= Rema S. A. =

Polish machinery manufacturer

REMA S.A. (REMA Share Company) is a manufacturer of machines for processing wood and wood-based materials, located in Warsaw, Poland. The company produces circular sawing machines especially designed for sawing boards for the furniture industry. The company’s headquarters is in the town of Reszel (Warmińsko-mazurskie province).

==History==

The enterprise was established in the middle of the 19th century as a foundry.

In the period between World Wars I and II, the company manufactured agricultural machines and devices. After the annexation of Northern Lands in 1945 to Poland, the company was one of the first industrial plants activated in the territory of what was then Olsztyn Province.

At first smithy begun to work in June 1945. In November 1945 the firm was taken over by the state-owned Northern Trust of Agricultural Machines in Gdańsk.
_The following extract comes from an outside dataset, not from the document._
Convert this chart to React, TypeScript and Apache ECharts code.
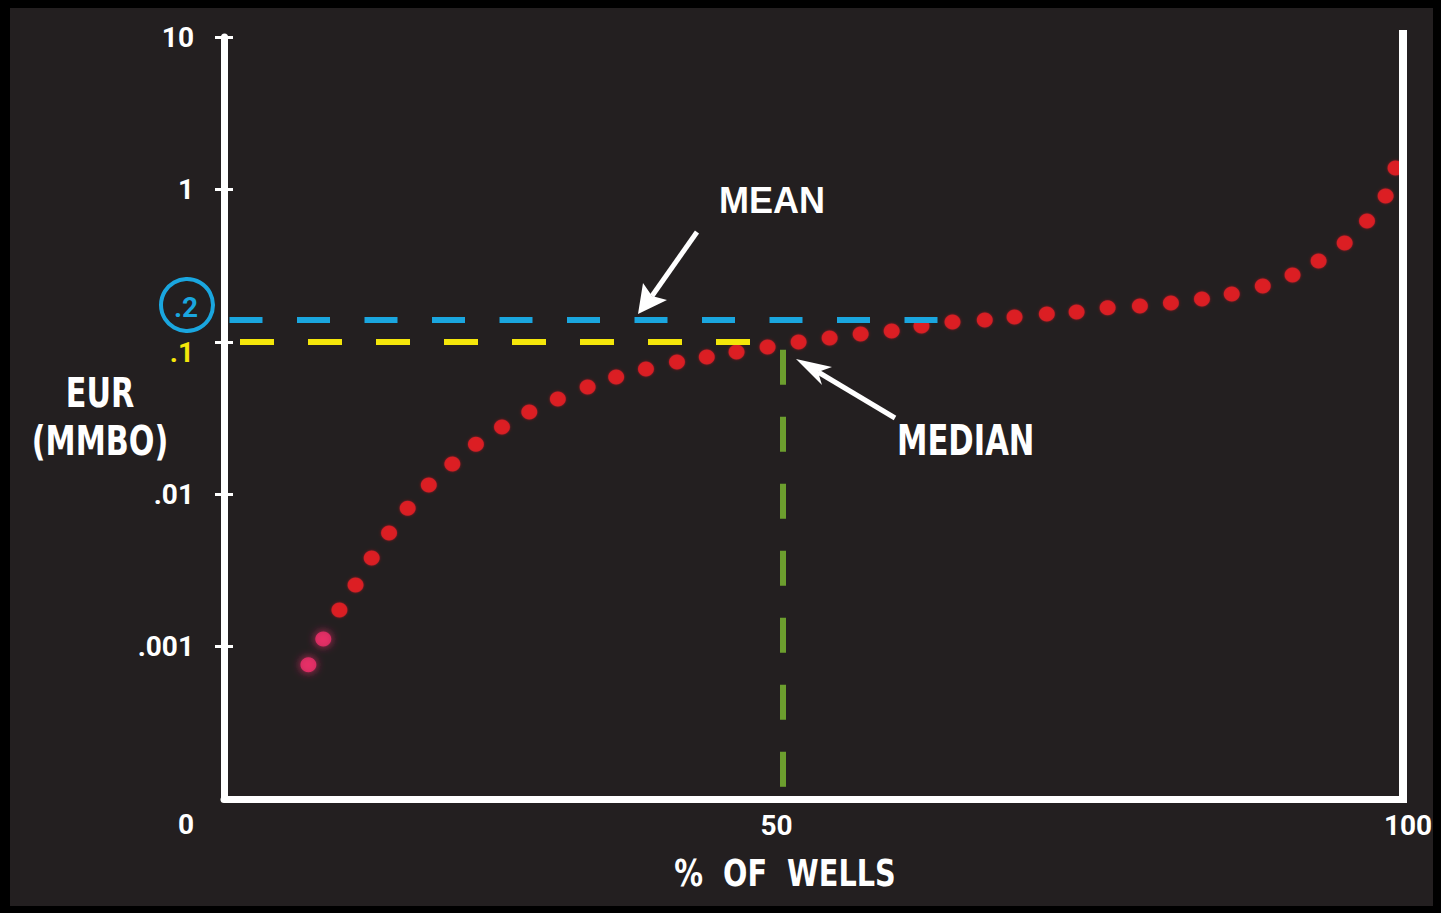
import React, { useEffect, useRef } from "react";
import * as echarts from "echarts";

// Cumulative share of wells (%) and estimated ultimate recovery per well (MMBO)
const wellPct = [
  11.8, 13.0, 14.3, 15.6, 16.9, 18.3, 19.8, 21.5, 23.4, 25.3, 27.4, 29.6, 31.9, 34.3,
  36.6, 39.0, 41.5, 43.9, 46.3, 48.8, 51.3, 53.8, 56.3, 58.8, 61.2, 63.7, 66.3, 68.7,
  71.3, 73.7, 76.2, 78.8, 81.3, 83.8, 86.2, 88.7, 91.1, 93.2, 95.3, 97.1, 98.6, 99.4,
];
const eurMMBO = [
  0.00076, 0.00112, 0.00174, 0.00254, 0.00381, 0.00556, 0.0081, 0.0115, 0.0158, 0.0213,
  0.0276, 0.0346, 0.0421, 0.0505, 0.0587, 0.0664, 0.0736, 0.0794, 0.0857, 0.0924,
  0.0997, 0.106, 0.1125, 0.1177, 0.127, 0.135, 0.139, 0.1455, 0.152, 0.157, 0.167,
  0.172, 0.18, 0.191, 0.206, 0.232, 0.274, 0.339, 0.445, 0.621, 0.906, 1.38,
];

// Reference levels
const meanEUR = 0.14;
const meanLabel = ".2";
const medianEUR = 0.1;
const medianPct = 50;
const meanLineEndPct = 62.9;

// Axis ticks and labels
const yTickValues = [0.0001, 0.001, 0.01, 0.1, 1, 10];
const yTickLabels = ["0", ".001", ".01", ".1", "1", "10"];
const xTickValues = [50, 100];
const xTickLabels = ["50", "100"];
const yTitle = ["EUR", "(MMBO)"];
const xTitle = "%  OF  WELLS";

const NARROW = "'DejaVu Sans Condensed', 'DejaVu Sans', sans-serif";
const TICKFONT = "Roboto, 'Liberation Sans', sans-serif";
const WIDE = "'Liberation Sans', Arial, sans-serif";
const CYAN = "#1aa6df";
const YELLOW = "#f4e60a";
const GREEN = "#6c9e2e";
const RED = "#f01c26";
const WHITE = "#ffffff";

export default function App() {
  const ref = useRef<HTMLDivElement>(null);

  useEffect(() => {
    const el = ref.current;
    if (!el) return;
    const chart = echarts.init(el, null, { renderer: "svg" });

    const labelBase = {
      color: WHITE,
      fontFamily: TICKFONT,
      fontWeight: "bold" as const,
      fontSize: 28,
    };

    const points = wellPct.map((x, i) => {
      const item: any = { value: [x, eurMMBO[i]] };
      if (i < 2) {
        item.itemStyle = { color: "#f3306c", shadowBlur: 8, shadowColor: "#ff2a70" };
      }
      return item;
    });

    const yFormatter = (v: number) => {
      const i = yTickValues.findIndex((t) => Math.abs(Math.log10(t) - Math.log10(v)) < 1e-6);
      if (i < 0) return "";
      const s = yTickLabels[i];
      if (yTickValues[i] === medianEUR) return `{mid|${s}}`;
      if (i === 0) return `{base|${s}}`;
      return s;
    };

    const xFormatter = (v: number) => {
      const i = xTickValues.indexOf(v);
      if (i < 0) return "";
      return i === 0 ? `{l|${xTickLabels[i]}}` : `{r|${xTickLabels[i]}}`;
    };

    const title = (text: string, x: number, y: number, size: number, sx: number, align = "center") => ({
      type: "text",
      x,
      y,
      scaleX: sx,
      style: {
        text,
        fill: WHITE,
        font: `bold ${size}px ${NARROW}`,
        textAlign: align,
        textVerticalAlign: "middle",
      },
      z: 20,
    });

    const arrow = (tail: number[], notch: number[], tip: number[], b1: number[], b2: number[]) => [
      {
        type: "line",
        shape: { x1: tail[0], y1: tail[1], x2: notch[0], y2: notch[1] },
        style: { stroke: WHITE, lineWidth: 5 },
        z: 20,
      },
      {
        type: "polygon",
        shape: { points: [tip, b1, notch, b2] },
        style: { fill: WHITE },
        z: 20,
      },
    ];

    const tickStyle = { color: WHITE, width: 3 };

    chart.setOption({
      animation: false,
      backgroundColor: "#000",
      grid: {
        left: 224,
        right: 38,
        top: 37,
        bottom: 114,
        containLabel: false,
        outerBoundsMode: "none",
      },
      xAxis: {
        type: "value",
        min: 5,
        max: 100,
        axisLine: { show: true, lineStyle: { color: WHITE, width: 7 } },
        axisTick: { show: false },
        splitLine: { show: false },
        axisLabel: {
          ...labelBase,
          margin: 12,
          customValues: xTickValues,
          formatter: xFormatter,
          rich: {
            l: { ...labelBase, padding: [0, 12, 0, 0] },
            r: { ...labelBase, padding: [0, 0, 0, 10] },
          },
        },
      },
      yAxis: [
        {
          type: "log",
          logBase: 10,
          min: 0.0001,
          max: 10,
          axisLine: { show: true, lineStyle: { color: WHITE, width: 7 } },
          axisTick: {
            show: true,
            length: 9,
            customValues: yTickValues.slice(1),
            lineStyle: tickStyle,
          },
          splitLine: { show: false },
          axisLabel: {
            ...labelBase,
            margin: 30,
            customValues: yTickValues,
            formatter: yFormatter,
            rich: {
              mid: { ...labelBase, color: YELLOW, padding: [22, 0, 0, 0] },
              base: { ...labelBase, padding: [50, 0, 0, 0] },
            },
          },
        },
        {
          type: "log",
          logBase: 10,
          min: 0.0001,
          max: 10,
          position: "left",
          axisLine: { show: false },
          axisTick: {
            show: true,
            inside: true,
            length: 9,
            customValues: yTickValues.slice(1),
            lineStyle: tickStyle,
          },
          axisLabel: { show: false },
          splitLine: { show: false },
        },
      ],
      series: [
        {
          name: "Median reference",
          type: "line",
          data: [],
          z: 2,
          markLine: {
            silent: true,
            symbol: ["none", "none"],
            label: { show: false },
            data: [
              [
                { coord: [5, medianEUR] },
                { coord: [medianPct, medianEUR] },
              ],
            ],
            lineStyle: { color: YELLOW, width: 6, type: [34, 34], dashOffset: 52 },
          },
        },
        {
          name: "Median well",
          type: "line",
          data: [],
          z: 2,
          markLine: {
            silent: true,
            symbol: ["none", "none"],
            label: { show: false },
            data: [
              [
                { coord: [medianPct, medianEUR] },
                { coord: [medianPct, 0.0001] },
              ],
            ],
            lineStyle: { color: GREEN, width: 6, type: [35, 32], dashOffset: 59 },
          },
        },
        {
          name: "EUR",
          type: "scatter",
          z: 3,
          symbol: "circle",
          symbolSize: [16, 15],
          itemStyle: { color: RED, shadowBlur: 3, shadowColor: "rgba(255,30,40,0.6)" },
          data: points,
        },
        {
          name: "Mean",
          type: "line",
          data: [],
          z: 4,
          markLine: {
            silent: true,
            symbol: ["none", "none"],
            label: { show: false },
            data: [
              [
                { coord: [5, meanEUR] },
                { coord: [meanLineEndPct, meanEUR] },
              ],
            ],
            lineStyle: { color: CYAN, width: 6, type: [33, 34.5], dashOffset: 61.5 },
          },
        },
      ],
      graphic: [
        {
          type: "rect",
          shape: { x: 10, y: 8, width: 1423, height: 898 },
          style: { fill: "#231f20" },
          z: -10,
          silent: true,
        },
        {
          type: "line",
          shape: { x1: 1403, y1: 30, x2: 1403, y2: 803 },
          style: { stroke: WHITE, lineWidth: 8 },
          z: 10,
        },
        {
          type: "circle",
          shape: { cx: 187, cy: 305, r: 26 },
          style: { fill: "none", stroke: CYAN, lineWidth: 4 },
          z: 10,
        },
        {
          type: "text",
          x: 186,
          y: 307,
          style: {
            text: meanLabel,
            fill: CYAN,
            font: `bold 28px ${TICKFONT}`,
            textAlign: "center",
            textVerticalAlign: "middle",
          },
          z: 10,
        },
        title(yTitle[0], 100, 393, 40, 0.84),
        title(yTitle[1], 100, 441, 40, 0.84),
        title(xTitle, 785, 872, 38, 0.84),
        {
          type: "text",
          x: 772,
          y: 200,
          style: {
            text: "MEAN",
            fill: WHITE,
            font: `bold 36px ${WIDE}`,
            textAlign: "center",
            textVerticalAlign: "middle",
          },
          z: 20,
        },
        title("MEDIAN", 897, 441, 42, 0.81, "left"),
        ...arrow([697, 232], [652, 296], [638, 314], [643, 283], [667, 300]),
        ...arrow([895, 418], [818, 372], [796, 359], [832, 367], [822, 385]),
      ],
    });

    return () => chart.dispose();
  }, []);

  return (
    <div
      ref={ref}
      style={{ position: "fixed", left: 0, top: 0, width: 1441, height: 913 }}
    />
  );
}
Then, a new profile of production was opened: agricultural machines and machine tools for processing of peat.

The company accepted its new name: State Factory of Agricultural Machines. Three years later the factory was assigned to Management of Local Industry in Olsztyn and changed its name to "Mechanical Plant and Foundry". Production then began to diversify further. The company started producing builder's hoisting winches as well as machines and devices for the manufacture of litter peat. On January 1, 1975, the firm was taken over by the Management of Industrial Machinery for Forestry and changed its name to Reszel’s Plant of Industrial Machinery for Forestry (being still a part of the Trust structure).

In the period between 1953-62 the production program became extremely varied. Aside from a line of simple devices (wheeled sets, special benches, hoisting winches), there was also an assortment of high accuracy and precision products (air-compressors, tractors, hydraulic pumps, circular sawing machines).

Since 1963, after the Trust decided to distribute production of machine tools for wood over several factories in Poland, the company began to specialise in the production of circular sawing machines, shredders and fragmentisers for processing wood and wood-based materials.

From 1973 to 1985 the factory was intensively enlarged. A new foundry started production of cast iron. New productive halls were built and in 1983 a new division was opened in Bisztynek, producing farmer’s circular saws.

In December 1990 the enterprise was transformed into legal form of Share Company, owned solely by the Treasury of the State, and changed its name to REMA S.A. (REMA Share Company).

==Present activity==
Rema services, repairs and sells spare parts for woodcutting machine tools. The primary line of products is the circular sawing machines with under-cutting spindle (scoring unit) for wood and chipboards. The company also produces cross-cutting circular saws, builder's circular saws, angular saws, radial arm saws, multi-blade rip saws, multi-functional machine tools and dust extractors. The foundry department produces cast iron: grey, nodular and alloy.